Republicans in the US House of Representatives voted in a health-care bill on Thursday (May 4) that has already made them wildly unpopular with some American voters, and is almost certain not to pass the Senate or become a law in any semblance of its current form.
If you’re watching this bit of American governance unfold, a reasonable question right now is…”Why?”
Why would lawmakers back a bill that may strip health care from millions of the poorest citizens (many of whom are Republican voters), could make it cripplingly expensive for tens of millions more, likely leaves them vulnerable in the next election—and that ultimately could be toothless, as fellow Republicans in the Senate are already condemning it?

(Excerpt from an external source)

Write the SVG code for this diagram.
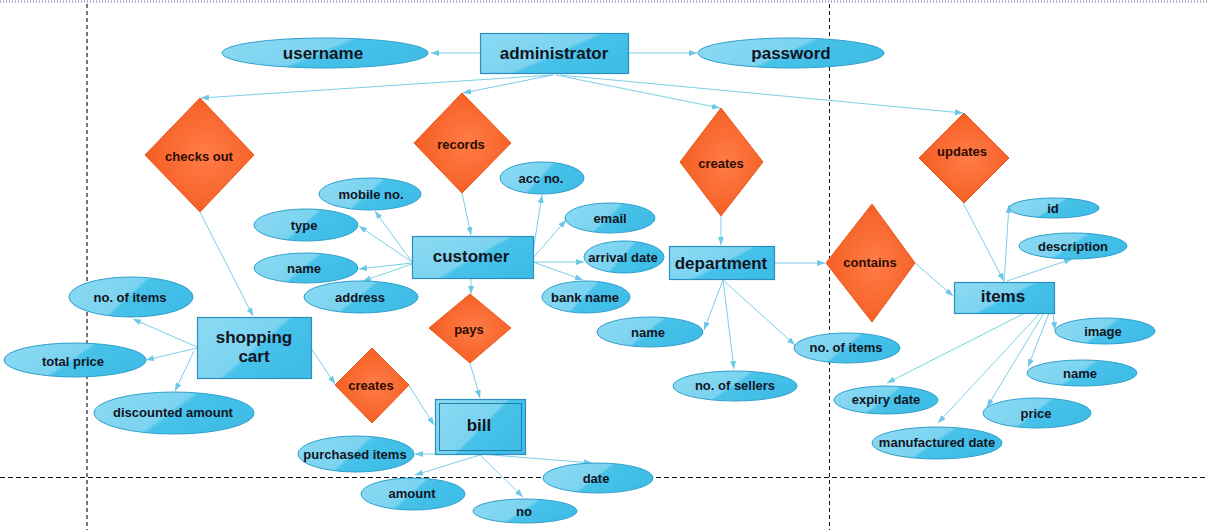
<svg xmlns="http://www.w3.org/2000/svg" width="1208" height="530" viewBox="0 0 1208 530">
<defs>
<linearGradient id="gE" x1="0" y1="0" x2="1" y2="0.35">
<stop offset="0" stop-color="#8cdaf3"/><stop offset="0.56" stop-color="#7bd3f0"/><stop offset="0.6" stop-color="#47c2ea"/><stop offset="1" stop-color="#3fbde6"/>
</linearGradient>
<linearGradient id="gR" x1="0" y1="0" x2="1" y2="0.6">
<stop offset="0" stop-color="#8cdaf3"/><stop offset="0.58" stop-color="#7bd3f0"/><stop offset="0.62" stop-color="#47c2ea"/><stop offset="1" stop-color="#3fbde6"/>
</linearGradient>
<radialGradient id="gD" cx="0.55" cy="0.5" r="0.55">
<stop offset="0" stop-color="#ff7c48"/><stop offset="1" stop-color="#f45e22"/>
</radialGradient>
<marker id="ah" viewBox="0 0 8 6" refX="8" refY="3" markerWidth="8" markerHeight="6" markerUnits="userSpaceOnUse" orient="auto">
<path d="M0,0 L8,3 L0,6 z" fill="#6cc8e6"/>
</marker>
<style>
.e{fill:url(#gE);stroke:#2f9fcc;stroke-width:1}
.r{fill:url(#gR);stroke:#2a8fbf;stroke-width:1.2}
.d{fill:url(#gD);stroke:#e8571c;stroke-width:1}
.t{font-family:"Liberation Sans",Arial,sans-serif;font-weight:bold;fill:#11151f;text-anchor:middle;dominant-baseline:central}
.s{font-size:13px}
.b{font-size:17px}
.g{font-size:17px}
.dt{font-family:"Liberation Sans",Arial,sans-serif;font-weight:bold;fill:#2e0c02;text-anchor:middle;dominant-baseline:central;font-size:13px}
.c path{fill:none;stroke:#7ccfe9;stroke-width:1;marker-end:url(#ah)}
</style>
</defs>
<rect width="1208" height="530" fill="#ffffff"/>
<g id="guides" fill="none">
<line x1="0" y1="1.5" x2="1208" y2="1.5" stroke="#7f8fb0" stroke-width="2" stroke-dasharray="1,2"/>
<line x1="87" y1="4" x2="87" y2="530" stroke="#777" stroke-width="2" stroke-dasharray="4,3"/>
<line x1="829.5" y1="4" x2="829.5" y2="530" stroke="#111" stroke-width="1" stroke-dasharray="4,3"/>
<line x1="0" y1="477.5" x2="1208" y2="477.5" stroke="#111" stroke-width="1" stroke-dasharray="5,3"/>
</g>
<g id="connectors" class="c">
<path d="M480,53 L431,53"/>
<path d="M628,53 L697,53"/>
<path d="M553,75 L201,98"/>
<path d="M553,75 L463,93"/>
<path d="M556,75 L720,108"/>
<path d="M560,75 L963,113"/>
<path d="M200,212 L253,316"/>
<path d="M462,193 L471,235"/>
<path d="M412,262 L375,211"/>
<path d="M412,262 L359,226"/>
<path d="M412,263 L359,269"/>
<path d="M412,264 L363,281"/>
<path d="M533,252 L542,195"/>
<path d="M533,258 L566,220"/>
<path d="M533,262 L584,262"/>
<path d="M533,262 L583,280"/>
<path d="M471,278 L471,294"/>
<path d="M470,363 L480,398"/>
<path d="M311,348 L335,384"/>
<path d="M408,384 L434,425"/>
<path d="M197,347 L133,319"/>
<path d="M197,348 L146,360"/>
<path d="M194,351 L175,391"/>
<path d="M480,454 L415,454"/>
<path d="M480,455 L415,475"/>
<path d="M480,454 L592,463"/>
<path d="M480,455 L523,497"/>
<path d="M721,216 L721,245"/>
<path d="M775,263 L825,263"/>
<path d="M915,263 L953,296"/>
<path d="M963,203 L1004,281"/>
<path d="M1004,282 L1009,205"/>
<path d="M1007,281 L1072,259"/>
<path d="M1053,313 L1055,330"/>
<path d="M1049,313 L1028,367"/>
<path d="M1044,313 L987,407"/>
<path d="M1040,313 L938,423"/>
<path d="M1025,313 L887,383"/>
<path d="M723,280 L704,330"/>
<path d="M723,280 L734,369"/>
<path d="M723,280 L795,345"/>
</g>
<g id="administrator"><rect class="r" x="480.5" y="33.5" width="148" height="40"/><text class="t b" x="554" y="53">administrator</text></g>
<g id="username"><ellipse class="e" cx="325" cy="53" rx="103" ry="15"/><text class="t g" x="323" y="53">username</text></g>
<g id="password"><ellipse class="e" cx="791" cy="53" rx="93" ry="15"/><text class="t g" x="791" y="53">password</text></g>
<g id="checks-out"><polygon class="d" points="200,98 254,155 200,212 145,155"/><text class="dt" x="199" y="156">checks out</text></g>
<g id="records"><polygon class="d" points="462,93 511,143 462,193 414,143"/><text class="dt" x="461" y="144">records</text></g>
<g id="creates-dept"><polygon class="d" points="721,108 763,162 721,216 680,162"/><text class="dt" x="721" y="163">creates</text></g>
<g id="updates"><polygon class="d" points="964,113 1009,158 964,203 919,158"/><text class="dt" x="962" y="151">updates</text></g>
<g id="customer"><rect class="r" x="412.5" y="236.5" width="121" height="42"/><text class="t b" x="471" y="256">customer</text></g>
<g id="department"><rect class="r" x="669.5" y="246.5" width="105" height="33"/><text class="t b" x="721" y="263">department</text></g>
<g id="items"><rect class="r" x="954.5" y="282.5" width="100" height="31"/><text class="t b" x="1003" y="296">items</text></g>
<g id="shopping-cart"><rect class="r" x="197.5" y="317.5" width="114" height="61"/><text class="t b" x="254" y="337">shopping</text><text class="t b" x="254" y="356">cart</text></g>
<g id="bill"><rect class="r" x="435.5" y="399.5" width="90" height="55" stroke="#1f7eaa"/><rect x="439.5" y="403.5" width="82" height="47" fill="none" stroke="#1f7eaa" stroke-width="1"/><text class="t b" x="479" y="425">bill</text></g>
<g id="contains"><polygon class="d" points="872,204 915,263 872,322 826,263"/><text class="dt" x="870" y="262">contains</text></g>
<g id="pays"><polygon class="d" points="470,294 511,328 470,363 429,328"/><text class="dt" x="469" y="329">pays</text></g>
<g id="creates-cart"><polygon class="d" points="372,348 409,385 372,423 335,385"/><text class="dt" x="371" y="385">creates</text></g>
<g id="mobile-no"><ellipse class="e" cx="370" cy="194" rx="51" ry="16"/><text class="t s" x="371" y="194">mobile no.</text></g>
<g id="type"><ellipse class="e" cx="306" cy="225" rx="52" ry="16"/><text class="t s" x="304" y="225">type</text></g>
<g id="cust-name"><ellipse class="e" cx="306" cy="268" rx="52" ry="15"/><text class="t s" x="304" y="268">name</text></g>
<g id="address"><ellipse class="e" cx="361" cy="297" rx="57" ry="16"/><text class="t s" x="360" y="297">address</text></g>
<g id="acc-no"><ellipse class="e" cx="542" cy="178" rx="42" ry="16"/><text class="t s" x="541" y="178">acc no.</text></g>
<g id="email"><ellipse class="e" cx="610" cy="218" rx="45" ry="15"/><text class="t s" x="610" y="218">email</text></g>
<g id="arrival-date"><ellipse class="e" cx="624" cy="257" rx="40" ry="16"/><text class="t s" x="623" y="257">arrival date</text></g>
<g id="bank-name"><ellipse class="e" cx="586" cy="297" rx="44" ry="16"/><text class="t s" x="585" y="297">bank name</text></g>
<g id="dept-name"><ellipse class="e" cx="650" cy="332" rx="53" ry="15"/><text class="t s" x="648" y="332">name</text></g>
<g id="dept-no-of-items"><ellipse class="e" cx="847" cy="348" rx="53" ry="15"/><text class="t s" x="846" y="347">no. of items</text></g>
<g id="no-of-sellers"><ellipse class="e" cx="735" cy="386" rx="62" ry="15"/><text class="t s" x="735" y="385">no. of sellers</text></g>
<g id="id"><ellipse class="e" cx="1054" cy="208" rx="45" ry="10"/><text class="t s" x="1053" y="208">id</text></g>
<g id="description"><ellipse class="e" cx="1073" cy="246" rx="54" ry="13"/><text class="t s" x="1073" y="246">description</text></g>
<g id="image"><ellipse class="e" cx="1105" cy="331" rx="50" ry="13"/><text class="t s" x="1103" y="331">image</text></g>
<g id="item-name"><ellipse class="e" cx="1082" cy="373" rx="55" ry="13"/><text class="t s" x="1080" y="373">name</text></g>
<g id="price"><ellipse class="e" cx="1037" cy="413" rx="54" ry="15"/><text class="t s" x="1036" y="413">price</text></g>
<g id="expiry-date"><ellipse class="e" cx="886" cy="400" rx="52" ry="14"/><text class="t s" x="886" y="399">expiry date</text></g>
<g id="manufactured-date"><ellipse class="e" cx="937" cy="443" rx="65" ry="16"/><text class="t s" x="937" y="442">manufactured date</text></g>
<g id="cart-no-of-items"><ellipse class="e" cx="131" cy="297" rx="62" ry="20"/><text class="t s" x="130" y="297">no. of items</text></g>
<g id="total-price"><ellipse class="e" cx="75" cy="360" rx="71" ry="17"/><text class="t s" x="73" y="361">total price</text></g>
<g id="discounted-amount"><ellipse class="e" cx="174" cy="413" rx="80" ry="21"/><text class="t s" x="173" y="412">discounted amount</text></g>
<g id="purchased-items"><ellipse class="e" cx="356" cy="454" rx="58" ry="18"/><text class="t s" x="355" y="454">purchased items</text></g>
<g id="amount"><ellipse class="e" cx="413" cy="494" rx="52" ry="16"/><text class="t s" x="412" y="493">amount</text></g>
<g id="date"><ellipse class="e" cx="598" cy="478" rx="55" ry="15"/><text class="t s" x="596" y="478">date</text></g>
<g id="no"><ellipse class="e" cx="525" cy="511" rx="52" ry="12"/><text class="t s" x="524" y="511">no</text></g>
</svg>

There is one resounding answer coming from Washington: Because president Donald Trump desperately wanted something he could call a “win.” And while it may not make sense as a political strategy, it does make sense in a context he knows well: reality TV.
Stung by “first 100 days” reports that he hadn’t achieved much—and in particular, by his failure in March to repeal and replace the health-care law passed by his predecessor, Barack Obama—Trump in recent weeks dispatched top aides and worked the phones himself to convince House Republicans to vote for the new version of his bill. “No one is getting what they want here, but we have to get a deal, we have to get a win,” Trump told Republicans recently.
That pressure meant the bill was voted on without having been evaluated by the nonpartisan Congressional Budget Office (CBO). The CBO had predicted that the previous version—which just 17% of Americans approved of in a March poll—would have led to 24 million more people without insurance over the next decade. (The bill’s supporters disputed the CBO’s forecast, in part because it over-estimated how many people would originally sign up for Obamacare; but in such a politicized debate, it’s the most neutral referee there is.) The new bill goes even further to roll back Obamacare, allowing states to waive requirements that insurers cover a list of essential health care needs, and could weaken health coverage for much more of the country. Yet lawmakers voted on it without a CBO assessment of its impact on people or on the federal budget.
After the vote was cast, Republicans wheeled cases of Bud Light into the House chamber and smoked cigars to celebrate, while heaping praise on Trump. “This was Donald J. Trump, the negotiator, getting it done,” Chris Collins, a long-time Trump supporter and New York Republican representative, said afterward. He hadn’t even read the full text of the bill before voting for it, he admitted, and had to ask a local reporter to explain to him a clause in it that could strip healthcare from 19,000 of his own constituents.
Trump, meanwhile, basked in the moment in the Rose Garden at the White House. For at least a few minutes, he had created the perfect, telegenic image of a man who was getting things done.
In reality TV, unlike in a serial, the plot-line doesn’t have to advance from one episode to the next; the only rule is to keep things interesting in each one. That’s a pretty good summary of Trump’s first 100 days in office. “This is a television presidency,” says Adam Garfinkle, editor of the American Interest magazine and a former speechwriter for both of George W. Bush’s secretaries of state. “It is full of artificial drama and conflict and the episodes don’t connect. Tuesday and Wednesday have nothing to do with each other.”
That mindset extends to the people surrounding Trump, who have been picked with a casting director’s eye. Vice president Mike Pence was picked in part because he “looks very good,” Trump himself said, while John Bolton was reportedly nixed because of his mustache. Press secretary Sean Spicer is repeatedly mocked by the press for his evasiveness and tortured syntax, but for Trump the important thing is that Spicer “gets great ratings. Everybody tunes in.” Hate-watching, after all, is a huge component of reality television’s audience.
Advisors are pitted against one another by design, and their internal clashes—a reality-show staple—have been front-page news. Trump even staged a “situation room” photo at his private club that looked remarkably like the one his predecessor released after overseeing the killing of Osama bin Laden.
The question is whether Trump’s reality-show approach to the presidency will convince his loyal fans to keep supporting him if his policies begin to hurt them. Democrats are betting that it won’t.